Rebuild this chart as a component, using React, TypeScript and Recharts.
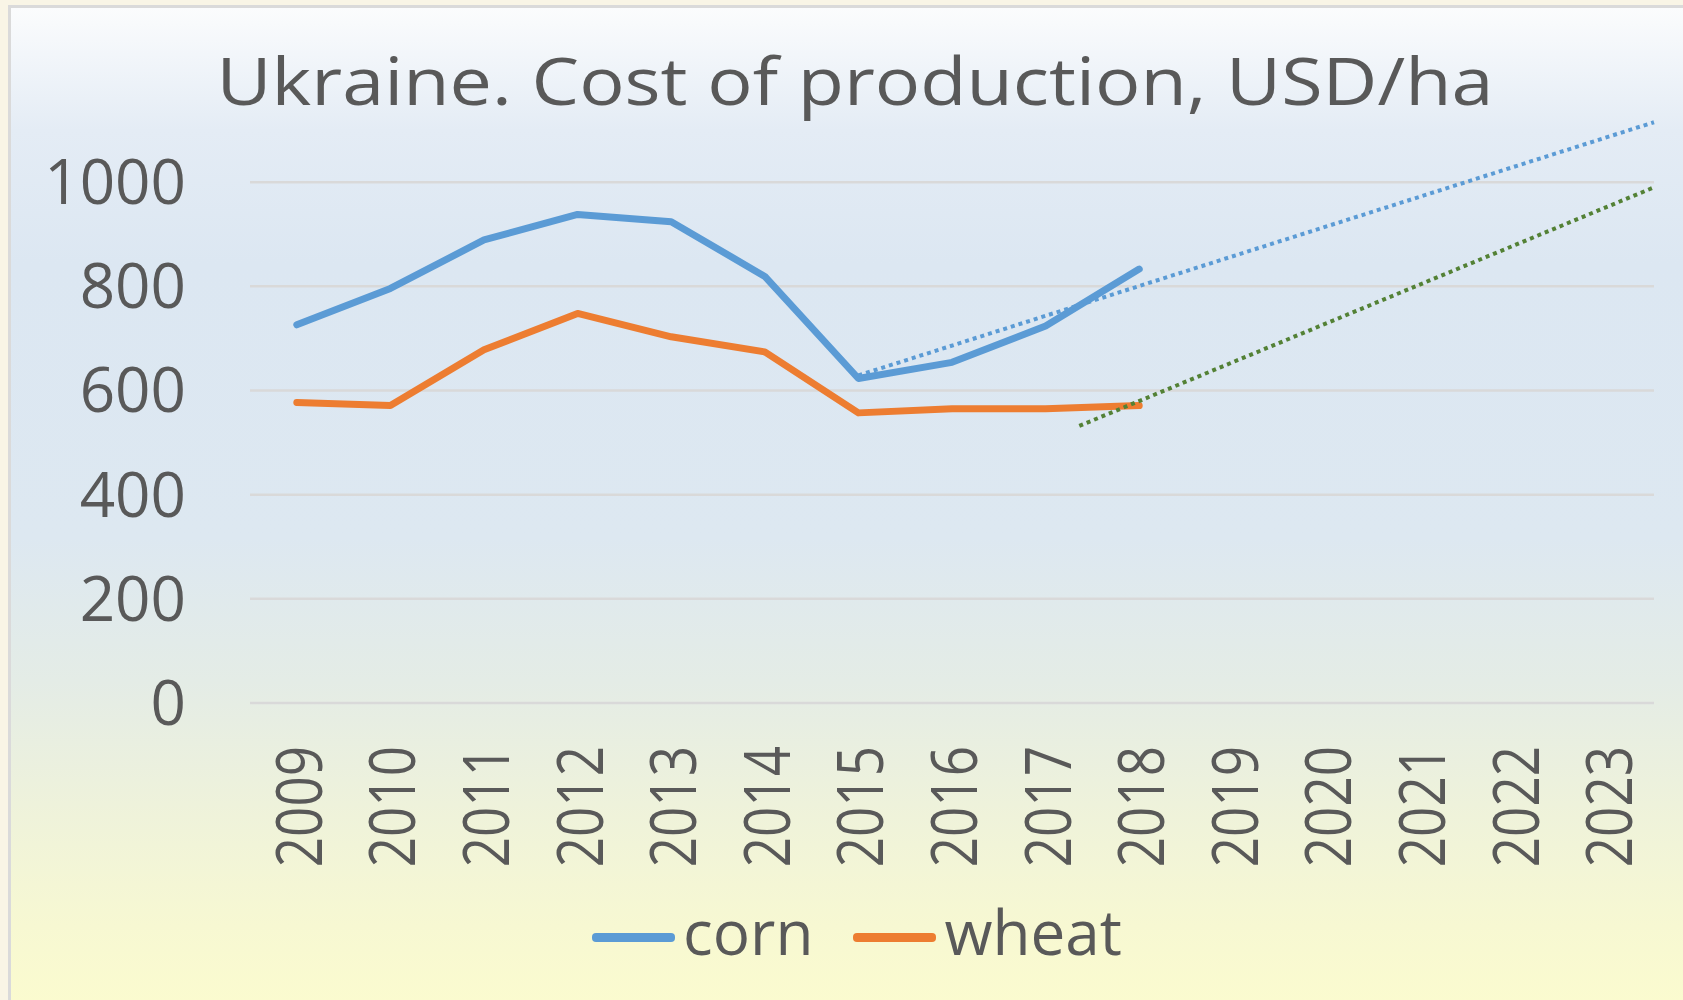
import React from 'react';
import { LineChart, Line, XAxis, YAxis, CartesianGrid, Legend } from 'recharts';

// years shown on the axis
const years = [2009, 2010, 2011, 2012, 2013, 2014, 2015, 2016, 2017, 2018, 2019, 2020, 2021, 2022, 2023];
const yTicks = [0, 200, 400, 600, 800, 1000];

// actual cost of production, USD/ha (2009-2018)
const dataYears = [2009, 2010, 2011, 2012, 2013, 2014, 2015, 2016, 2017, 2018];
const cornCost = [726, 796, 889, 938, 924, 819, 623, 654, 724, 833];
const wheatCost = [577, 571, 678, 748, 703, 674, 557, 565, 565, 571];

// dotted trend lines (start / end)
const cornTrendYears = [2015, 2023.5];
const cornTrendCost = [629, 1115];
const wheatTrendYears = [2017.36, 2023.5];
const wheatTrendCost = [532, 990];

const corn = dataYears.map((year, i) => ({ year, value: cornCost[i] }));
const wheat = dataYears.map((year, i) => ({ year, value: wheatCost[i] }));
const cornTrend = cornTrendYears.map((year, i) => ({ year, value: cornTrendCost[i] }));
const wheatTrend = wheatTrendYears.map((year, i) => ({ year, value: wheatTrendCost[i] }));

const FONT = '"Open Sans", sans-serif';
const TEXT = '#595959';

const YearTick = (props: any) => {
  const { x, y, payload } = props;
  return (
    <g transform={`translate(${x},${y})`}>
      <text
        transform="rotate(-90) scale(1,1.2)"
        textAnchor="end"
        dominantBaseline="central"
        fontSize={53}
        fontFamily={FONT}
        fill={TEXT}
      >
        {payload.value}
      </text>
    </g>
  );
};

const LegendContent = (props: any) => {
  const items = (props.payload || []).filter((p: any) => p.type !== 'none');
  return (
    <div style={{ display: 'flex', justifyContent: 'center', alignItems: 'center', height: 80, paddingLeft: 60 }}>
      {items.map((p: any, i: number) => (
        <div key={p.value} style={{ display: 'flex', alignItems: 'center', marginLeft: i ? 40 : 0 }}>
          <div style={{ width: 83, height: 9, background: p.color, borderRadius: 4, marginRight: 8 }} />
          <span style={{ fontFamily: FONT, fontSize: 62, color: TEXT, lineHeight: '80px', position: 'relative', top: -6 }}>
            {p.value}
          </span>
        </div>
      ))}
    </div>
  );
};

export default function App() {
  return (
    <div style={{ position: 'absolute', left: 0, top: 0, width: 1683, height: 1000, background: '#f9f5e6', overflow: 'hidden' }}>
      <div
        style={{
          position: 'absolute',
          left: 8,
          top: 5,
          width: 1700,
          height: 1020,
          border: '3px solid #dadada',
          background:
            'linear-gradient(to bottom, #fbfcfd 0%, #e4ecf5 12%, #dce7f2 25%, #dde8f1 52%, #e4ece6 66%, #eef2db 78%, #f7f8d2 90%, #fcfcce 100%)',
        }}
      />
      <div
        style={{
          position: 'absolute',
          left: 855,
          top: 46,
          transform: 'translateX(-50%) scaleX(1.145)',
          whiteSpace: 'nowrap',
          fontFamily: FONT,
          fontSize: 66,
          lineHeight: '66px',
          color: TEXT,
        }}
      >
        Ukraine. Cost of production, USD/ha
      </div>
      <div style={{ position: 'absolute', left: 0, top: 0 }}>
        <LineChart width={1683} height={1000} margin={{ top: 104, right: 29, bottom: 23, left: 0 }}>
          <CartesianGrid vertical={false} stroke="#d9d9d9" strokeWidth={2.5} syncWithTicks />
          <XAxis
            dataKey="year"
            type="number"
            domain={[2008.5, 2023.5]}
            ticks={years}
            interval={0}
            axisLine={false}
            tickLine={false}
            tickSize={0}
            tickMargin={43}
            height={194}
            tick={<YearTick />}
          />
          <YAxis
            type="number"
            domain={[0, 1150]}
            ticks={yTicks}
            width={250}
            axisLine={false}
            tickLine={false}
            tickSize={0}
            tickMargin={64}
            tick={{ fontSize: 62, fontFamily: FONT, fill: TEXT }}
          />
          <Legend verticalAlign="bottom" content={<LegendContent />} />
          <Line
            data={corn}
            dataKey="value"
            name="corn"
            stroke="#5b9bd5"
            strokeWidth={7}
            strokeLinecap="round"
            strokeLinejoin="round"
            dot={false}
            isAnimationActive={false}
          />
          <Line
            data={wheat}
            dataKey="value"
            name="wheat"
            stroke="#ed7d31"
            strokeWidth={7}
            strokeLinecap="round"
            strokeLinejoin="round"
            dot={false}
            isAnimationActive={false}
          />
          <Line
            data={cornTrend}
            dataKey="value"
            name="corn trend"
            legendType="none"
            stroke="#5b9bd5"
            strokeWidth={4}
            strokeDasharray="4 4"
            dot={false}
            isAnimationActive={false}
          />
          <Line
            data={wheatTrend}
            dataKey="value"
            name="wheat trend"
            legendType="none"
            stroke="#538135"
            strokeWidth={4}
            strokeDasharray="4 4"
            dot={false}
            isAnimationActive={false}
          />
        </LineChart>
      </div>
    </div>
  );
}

######

EXERCISE OBJECTIVE: In the listing above, find the lines holding the word "React" and copy them.

SOLUTION TO THIS EXERCISE:
Rebuild this chart as a component, using React, TypeScript and Recharts.
import React from 'react';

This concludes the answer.